— Begin INFORMATION SHOWN —
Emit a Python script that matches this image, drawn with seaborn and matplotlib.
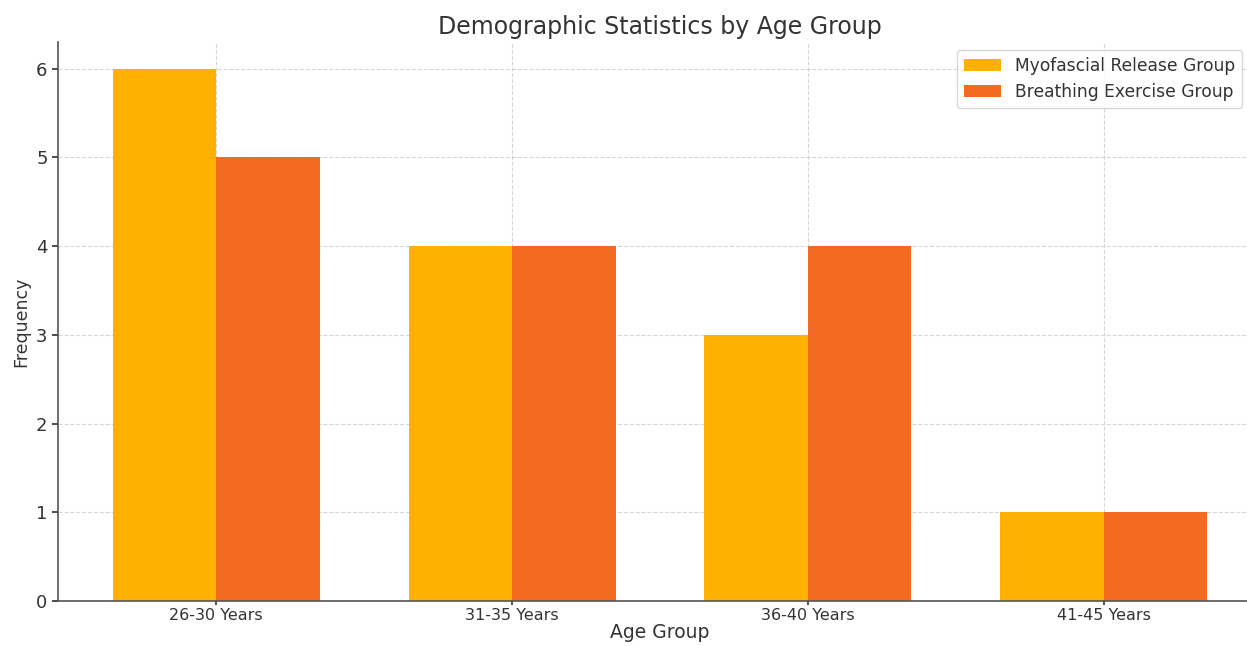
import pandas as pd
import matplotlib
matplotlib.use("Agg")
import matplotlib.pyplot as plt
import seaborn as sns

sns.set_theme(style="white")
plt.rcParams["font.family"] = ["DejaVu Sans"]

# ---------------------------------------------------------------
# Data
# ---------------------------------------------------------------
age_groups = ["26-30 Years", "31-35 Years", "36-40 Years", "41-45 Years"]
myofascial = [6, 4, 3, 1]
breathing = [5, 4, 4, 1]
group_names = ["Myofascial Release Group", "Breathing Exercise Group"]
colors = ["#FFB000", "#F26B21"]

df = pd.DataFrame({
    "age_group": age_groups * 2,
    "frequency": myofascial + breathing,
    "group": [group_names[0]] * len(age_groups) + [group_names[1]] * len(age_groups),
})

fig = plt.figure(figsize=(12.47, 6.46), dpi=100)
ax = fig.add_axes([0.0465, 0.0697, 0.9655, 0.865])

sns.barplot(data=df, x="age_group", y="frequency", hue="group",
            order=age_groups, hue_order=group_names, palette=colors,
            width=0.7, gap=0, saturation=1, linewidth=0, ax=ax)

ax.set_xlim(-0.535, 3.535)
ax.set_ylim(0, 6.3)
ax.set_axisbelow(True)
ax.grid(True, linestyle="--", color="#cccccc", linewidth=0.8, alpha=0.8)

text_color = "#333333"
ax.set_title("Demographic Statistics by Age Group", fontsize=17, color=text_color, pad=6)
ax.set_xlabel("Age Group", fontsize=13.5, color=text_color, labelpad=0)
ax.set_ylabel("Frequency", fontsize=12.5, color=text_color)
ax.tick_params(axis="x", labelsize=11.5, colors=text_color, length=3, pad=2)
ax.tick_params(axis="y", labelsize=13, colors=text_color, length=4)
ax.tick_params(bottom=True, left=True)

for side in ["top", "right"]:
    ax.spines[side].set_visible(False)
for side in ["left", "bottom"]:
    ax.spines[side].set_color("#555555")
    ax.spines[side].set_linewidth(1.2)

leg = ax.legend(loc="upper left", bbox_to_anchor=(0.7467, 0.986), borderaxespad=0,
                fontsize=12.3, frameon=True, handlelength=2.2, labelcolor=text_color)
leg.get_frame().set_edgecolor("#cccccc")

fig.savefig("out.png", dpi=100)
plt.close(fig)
— End INFORMATION SHOWN —
EXERCISE AIM:
Return each line exactly as written. Any picture gets left out.

CORRECT RESPONSE:
Emit a Python script that matches this image, drawn with seaborn and matplotlib.
import pandas as pd
import matplotlib
matplotlib.use("Agg")
import matplotlib.pyplot as plt
import seaborn as sns

sns.set_theme(style="white")
plt.rcParams["font.family"] = ["DejaVu Sans"]

# ---------------------------------------------------------------
# Data
# ---------------------------------------------------------------
age_groups = ["26-30 Years", "31-35 Years", "36-40 Years", "41-45 Years"]
myofascial = [6, 4, 3, 1]
breathing = [5, 4, 4, 1]
group_names = ["Myofascial Release Group", "Breathing Exercise Group"]
colors = ["#FFB000", "#F26B21"]

df = pd.DataFrame({
    "age_group": age_groups * 2,
    "frequency": myofascial + breathing,
    "group": [group_names[0]] * len(age_groups) + [group_names[1]] * len(age_groups),
})

fig = plt.figure(figsize=(12.47, 6.46), dpi=100)
ax = fig.add_axes([0.0465, 0.0697, 0.9655, 0.865])

sns.barplot(data=df, x="age_group", y="frequency", hue="group",
            order=age_groups, hue_order=group_names, palette=colors,
            width=0.7, gap=0, saturation=1, linewidth=0, ax=ax)

ax.set_xlim(-0.535, 3.535)
ax.set_ylim(0, 6.3)
ax.set_axisbelow(True)
ax.grid(True, linestyle="--", color="#cccccc", linewidth=0.8, alpha=0.8)

text_color = "#333333"
ax.set_title("Demographic Statistics by Age Group", fontsize=17, color=text_color, pad=6)
ax.set_xlabel("Age Group", fontsize=13.5, color=text_color, labelpad=0)
ax.set_ylabel("Frequency", fontsize=12.5, color=text_color)
ax.tick_params(axis="x", labelsize=11.5, colors=text_color, length=3, pad=2)
ax.tick_params(axis="y", labelsize=13, colors=text_color, length=4)
ax.tick_params(bottom=True, left=True)

for side in ["top", "right"]:
    ax.spines[side].set_visible(False)
for side in ["left", "bottom"]:
    ax.spines[side].set_color("#555555")
    ax.spines[side].set_linewidth(1.2)

leg = ax.legend(loc="upper left", bbox_to_anchor=(0.7467, 0.986), borderaxespad=0,
                fontsize=12.3, frameon=True, handlelength=2.2, labelcolor=text_color)
leg.get_frame().set_edgecolor("#cccccc")

fig.savefig("out.png", dpi=100)
plt.close(fig)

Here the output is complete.